**Information provided**
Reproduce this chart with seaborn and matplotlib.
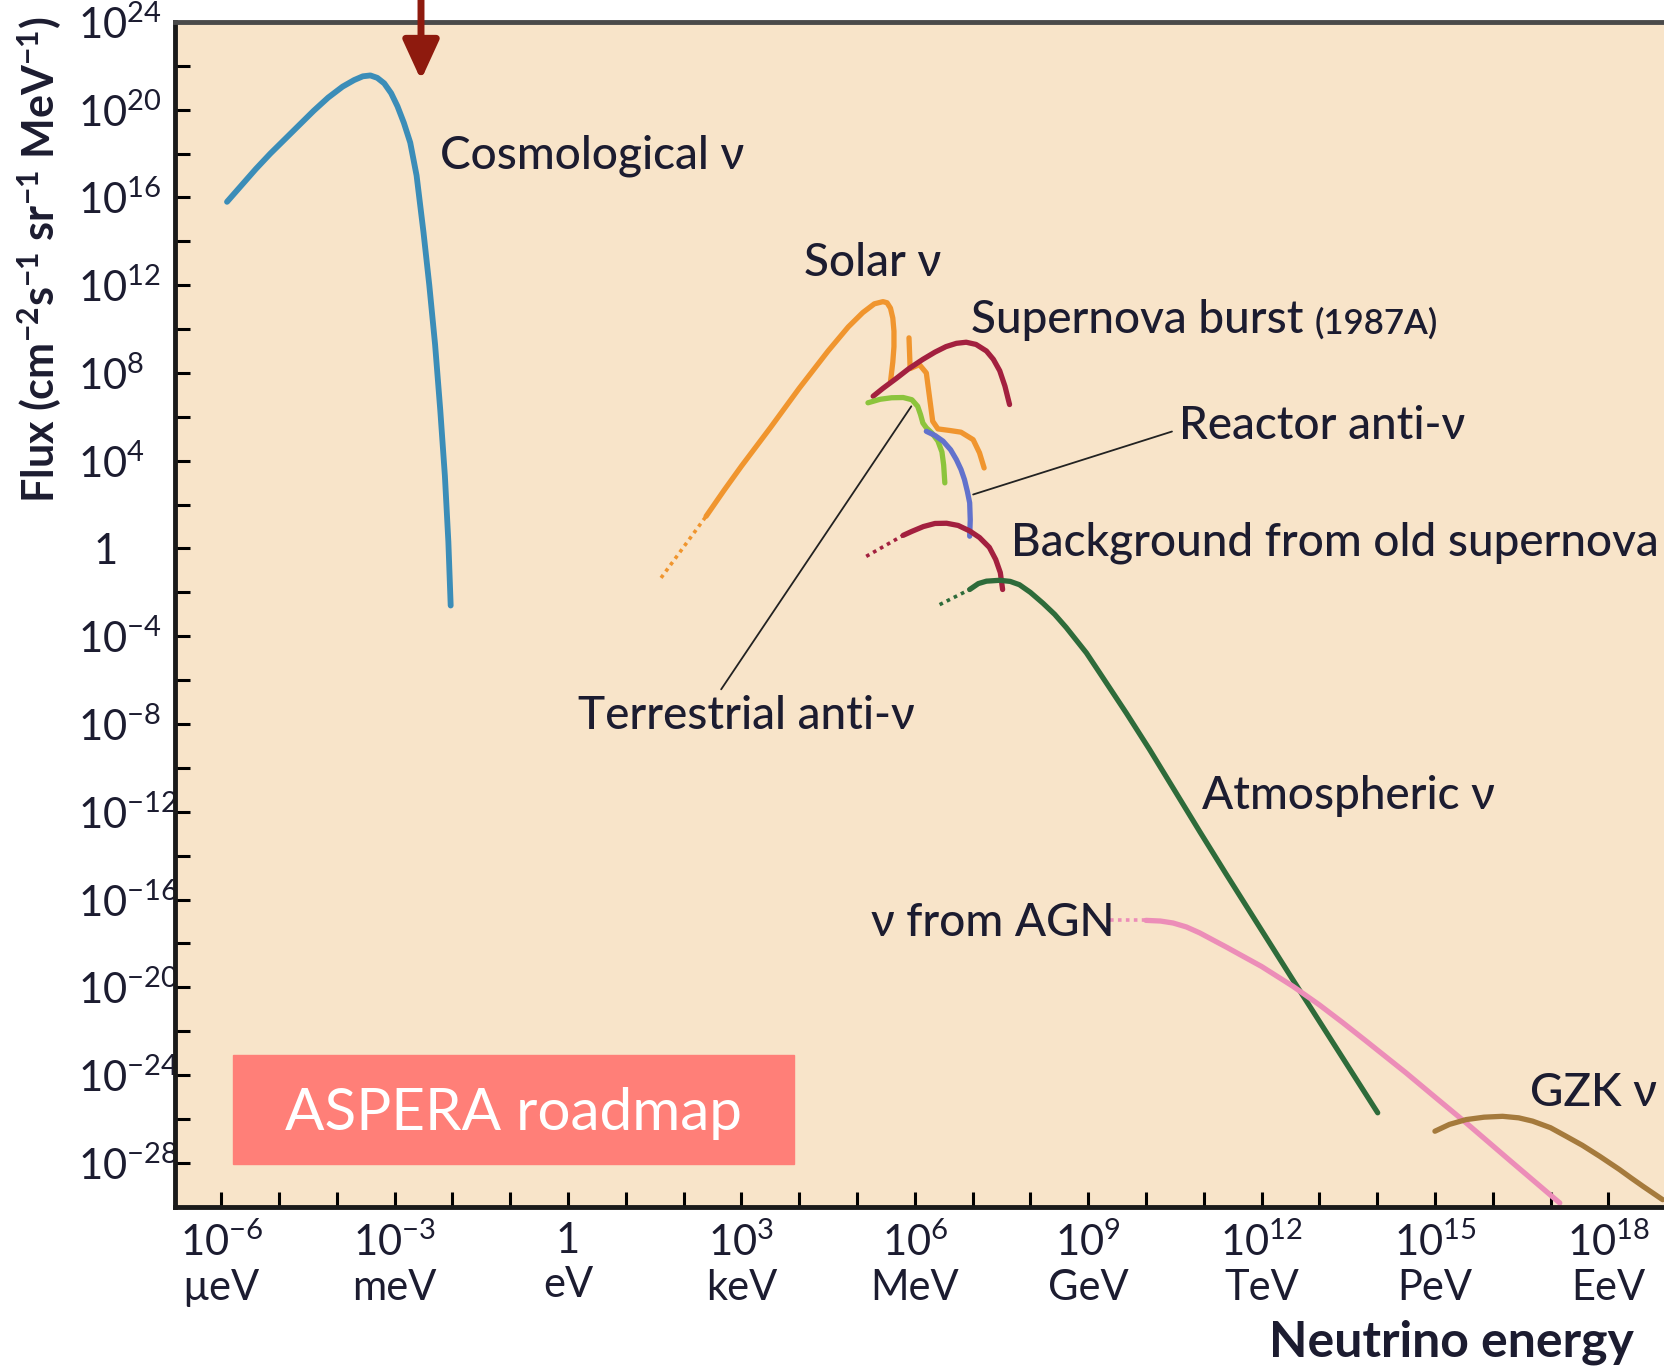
import numpy as np
import matplotlib
matplotlib.use('Agg')
import matplotlib.pyplot as plt
from matplotlib.ticker import FixedLocator, FixedFormatter, NullFormatter
from matplotlib.patches import Rectangle
from matplotlib.transforms import blended_transform_factory
import seaborn as sns

# values as log10: energy in eV, flux in cm^-2 s^-1 sr^-1 MeV^-1
cosmo_logE = [-5.9, -5.65, -5.4, -5.15, -4.9, -4.65, -4.4, -4.15, -3.9, -3.7, -3.55, -3.42,
              -3.3, -3.18, -3.06, -2.95, -2.84, -2.73, -2.62, -2.5, -2.4, -2.3, -2.21, -2.13,
              -2.07, -2.03]
cosmo_logF = [15.8, 16.55, 17.3, 18.0, 18.65, 19.3, 19.95, 20.55, 21.05, 21.35, 21.52, 21.56,
              21.45, 21.2, 20.75, 20.15, 19.4, 18.5, 17.0, 14.4, 12.0, 9.3, 6.3, 3.3,
              0.3, -2.6]

solar_dot_logE = [1.61, 2.39]
solar_dot_logF = [-1.34, 1.47]
solar_logE = [2.39, 2.7, 3.0, 3.5, 4.0, 4.5, 4.85, 5.1, 5.3, 5.45, 5.52, 5.58, 5.62, 5.64,
              5.64, 5.62, 5.58]
solar_logF = [1.47, 2.65, 3.75, 5.5, 7.3, 9.0, 10.1, 10.75, 11.15, 11.25, 11.2, 10.95, 10.5,
              9.9, 9.2, 8.5, 7.6]
solar2_logE = [5.9, 5.92, 6.08, 6.2, 6.26, 6.31, 6.4, 6.6, 6.8, 7.01, 7.12, 7.2]
solar2_logF = [9.6, 8.2, 8.38, 8.0, 6.8, 5.8, 5.45, 5.38, 5.3, 4.96, 4.36, 3.67]

sn_logE = [5.28, 5.45, 5.68, 5.9, 6.14, 6.35, 6.54, 6.72, 6.89, 7.06, 7.24, 7.36, 7.47,
           7.56, 7.64]
sn_logF = [6.94, 7.3, 7.75, 8.2, 8.62, 8.95, 9.2, 9.35, 9.4, 9.3, 9.0, 8.62, 8.1, 7.4, 6.56]

terr_logE = [5.19, 5.4, 5.6, 5.8, 5.95, 6.05, 6.1, 6.14, 6.2, 6.3, 6.4, 6.47, 6.5, 6.52]
terr_logF = [6.64, 6.8, 6.87, 6.88, 6.78, 6.48, 6.1, 5.72, 5.5, 5.25, 4.9, 4.4, 3.8, 2.99]

reac_logE = [6.2, 6.35, 6.49, 6.62, 6.72, 6.8, 6.86, 6.91, 6.95, 6.96, 6.95]
reac_logF = [5.34, 5.15, 4.89, 4.5, 4.05, 3.6, 3.14, 2.6, 2.08, 1.3, 0.56]

bg_dot_logE = [5.16, 5.5, 5.8]
bg_dot_logF = [-0.36, 0.15, 0.6]
bg_logE = [5.8, 5.95, 6.15, 6.35, 6.55, 6.75, 6.95, 7.12, 7.29, 7.4, 7.48, 7.52]
bg_logF = [0.6, 0.78, 1.0, 1.14, 1.15, 1.05, 0.8, 0.5, 0.05, -0.5, -1.1, -1.87]

atm_dot_logE = [6.43, 6.95]
atm_dot_logF = [-2.56, -1.87]
atm_logE = [6.95, 7.1, 7.24, 7.47, 7.65, 7.81, 8.0, 8.22, 8.42, 8.62, 8.97, 9.2, 9.66,
            10.06, 10.93, 11.39, 12.54, 13.23, 14.01]
atm_logF = [-1.87, -1.6, -1.49, -1.45, -1.5, -1.65, -2.0, -2.5, -3.0, -3.6, -4.76, -5.67,
            -7.5, -9.15, -12.9, -14.85, -19.65, -22.5, -25.72]

agn_dot_logE = [9.37, 10.0]
agn_dot_logF = [-16.95, -16.95]
agn_logE = [10.0, 10.25, 10.47, 10.7, 10.93, 11.2, 11.4, 11.62, 12.0, 12.54, 13.0, 13.4,
            13.81, 14.5, 15.0, 15.54, 16.3, 17.16]
agn_logF = [-16.95, -16.98, -17.07, -17.25, -17.52, -17.9, -18.18, -18.5, -19.05, -19.95,
            -20.8, -21.6, -22.45, -23.9, -25.0, -26.18, -27.9, -29.83]

gzk_logE = [15.0, 15.25, 15.54, 15.85, 16.17, 16.45, 16.69, 17.0, 17.27, 17.55, 17.85,
            18.19, 18.4, 18.6, 18.94]
gzk_logF = [-26.56, -26.25, -26.03, -25.92, -25.88, -25.95, -26.1, -26.4, -26.79, -27.2,
            -27.7, -28.3, -28.7, -29.07, -29.68]

# pointer lines from labels to curves
terr_ptr_logE = [2.65, 5.94]
terr_ptr_logF = [-6.42, 6.48]
reac_ptr_logE = [7.01, 10.45]
reac_ptr_logF = [2.46, 5.33]

labels = ['Cosmological ν', 'Solar ν', 'Supernova burst', 'Reactor anti-ν',
          'Background from old supernova', 'Terrestrial anti-ν', 'Atmospheric ν',
          'ν from AGN', 'GZK ν']
label_logE = [-2.21, 4.08, 6.98, 10.58, 7.66, 0.17, 10.97, 5.24, 16.64]
label_logF = [17.9, 13.02, 10.43, 5.57, 0.26, -7.63, -11.26, -17.06, -24.8]

x_tick_exp = [-6, -3, 0, 3, 6, 9, 12, 15, 18]
x_tick_units = ['µeV', 'meV', 'eV', 'keV', 'MeV', 'GeV', 'TeV', 'PeV', 'EeV']
y_tick_exp = list(range(-28, 25, 4))

sns.set_theme(style='ticks')
plt.rcParams['font.family'] = ['Lato', 'DejaVu Sans']
plt.rcParams['mathtext.fontset'] = 'custom'
plt.rcParams['mathtext.rm'] = 'Lato'
plt.rcParams['mathtext.bf'] = 'Lato:bold'
plt.rcParams['mathtext.it'] = 'Lato:italic'

txt = '#1c1c30'
fig = plt.figure(figsize=(16.64, 13.66), dpi=100)
ax = fig.add_axes([175 / 1664, 1 - 1206.7 / 1366, 1520 / 1664, 1184.8 / 1366])
ax.set_facecolor('#F8E4C9')


def curve(le, lf, color, lw=3.8, ls='-'):
    sns.lineplot(x=10.0 ** np.array(le), y=10.0 ** np.array(lf), ax=ax, color=color,
                 lw=lw, linestyle=ls, sort=False, estimator=None, legend=False,
                 solid_capstyle='round', solid_joinstyle='round')


dots = (0, (1, 1.2))
curve(cosmo_logE, cosmo_logF, '#3B8DB8', lw=4.2)
curve(solar_dot_logE, solar_dot_logF, '#F0952E', lw=2.6, ls=dots)
curve(solar_logE, solar_logF, '#F0952E')
curve(solar2_logE, solar2_logF, '#F0952E')
curve(sn_logE, sn_logF, '#A3203F')
curve(terr_logE, terr_logF, '#8CC43C')
curve(reac_logE, reac_logF, '#6272CC')
curve(bg_dot_logE, bg_dot_logF, '#A3203F', lw=2.6, ls=dots)
curve(bg_logE, bg_logF, '#A3203F')
curve(atm_dot_logE, atm_dot_logF, '#2E6B3A', lw=2.6, ls=dots)
curve(atm_logE, atm_logF, '#2E6B3A')
curve(agn_dot_logE, agn_dot_logF, '#EC8DB8', lw=2.6, ls=dots)
curve(agn_logE, agn_logF, '#EC8DB8')
curve(gzk_logE, gzk_logF, '#A57A3C')
curve(terr_ptr_logE, terr_ptr_logF, '#222222', lw=1.3)
curve(reac_ptr_logE, reac_ptr_logF, '#222222', lw=1.3)

ax.set_xscale('log')
ax.set_yscale('log')
ax.set_xlim(10 ** -6.8, 10 ** 19.5)
ax.set_ylim(1e-30, 1e24)

for s, le, lf in zip(labels, label_logE, label_logF):
    t = ax.text(10 ** le, 10 ** lf, s, ha='left', va='center', fontsize=33,
                fontweight='medium', color=txt)
    if s == 'Supernova burst':
        ax.annotate('(1987A)', xy=(1, 0.42), xycoords=t, xytext=(8, 0),
                    textcoords='offset points', ha='left', va='center',
                    fontsize=25, fontweight='semibold', color=txt)

# ticks
ax.xaxis.set_major_locator(FixedLocator([10.0 ** e for e in x_tick_exp]))
ax.xaxis.set_major_formatter(FixedFormatter(
    [('1' if e == 0 else f'$10^{{{e}}}$') + '\n' + u for e, u in zip(x_tick_exp, x_tick_units)]))
ax.xaxis.set_minor_locator(FixedLocator([10.0 ** e for e in range(-6, 20) if e % 3]))
ax.xaxis.set_minor_formatter(NullFormatter())
ax.yaxis.set_major_locator(FixedLocator([10.0 ** e for e in y_tick_exp]))
ax.yaxis.set_major_formatter(FixedFormatter(
    ['' if e == 0 else f'$10^{{{e}}}$' for e in y_tick_exp]))
ax.yaxis.set_minor_locator(FixedLocator([10.0 ** e for e in range(-26, 24, 4)]))
ax.yaxis.set_minor_formatter(NullFormatter())
ax.tick_params(which='both', direction='in', length=11, width=2.2, color='black')
ax.tick_params(axis='x', which='major', pad=11, labelsize=30, labelcolor=txt)
ax.tick_params(axis='y', which='major', pad=70, labelsize=30, labelcolor=txt)
for lbl in ax.get_yticklabels():
    lbl.set_horizontalalignment('left')
# the "1" label sits centred under the "10" of its neighbours
ax.text(106 / 1664, 1.0, '1', transform=blended_transform_factory(fig.transFigure, ax.transData),
        ha='center', va='center_baseline', fontsize=30, color=txt)

for side in ['left', 'bottom']:
    ax.spines[side].set_linewidth(3.5)
    ax.spines[side].set_color('#1a1a1a')
ax.spines['top'].set_linewidth(3.5)
ax.spines['top'].set_color('#4a4a4a')
ax.spines['right'].set_visible(False)

fig.text(40 / 1664, 1 - 260 / 1366,
         r'Flux (cm$^{\mathbf{-2}}$s$^{\mathbf{-1}}$ sr$^{\mathbf{-1}}$ MeV$^{\mathbf{-1}}$)',
         rotation=90, ha='center', va='center', fontsize=31, fontweight='bold', color=txt)
fig.text(1634 / 1664, 1 - 1342 / 1366, 'Neutrino energy', ha='right', va='center',
         fontsize=36, fontweight='bold', color=txt)

fig.add_artist(Rectangle((233.5 / 1664, 1 - 1164 / 1366), 560.5 / 1664, 109 / 1366,
                         transform=fig.transFigure, color='#FF7F78', zorder=5))
fig.text(513.7 / 1664, 1 - 1114 / 1366, 'ASPERA roadmap', color='white', fontsize=42,
         ha='center', va='center', zorder=6)

ax.annotate('', xy=(421, 1366 - 80), xytext=(421, 1400), xycoords='figure pixels',
            textcoords='figure pixels', annotation_clip=False,
            arrowprops=dict(arrowstyle='-|>,head_length=1.2,head_width=0.55', lw=5,
                            color='#8E1A0E', mutation_scale=20, shrinkA=0, shrinkB=0))

fig.savefig('out.png', dpi=100)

**Instruction**
Extract, word for word, each line from the top of the data down to and including the line with "import seaborn as sns"; skip the pictures.

**Task answer**
Reproduce this chart with seaborn and matplotlib.
import numpy as np
import matplotlib
matplotlib.use('Agg')
import matplotlib.pyplot as plt
from matplotlib.ticker import FixedLocator, FixedFormatter, NullFormatter
from matplotlib.patches import Rectangle
from matplotlib.transforms import blended_transform_factory
import seaborn as sns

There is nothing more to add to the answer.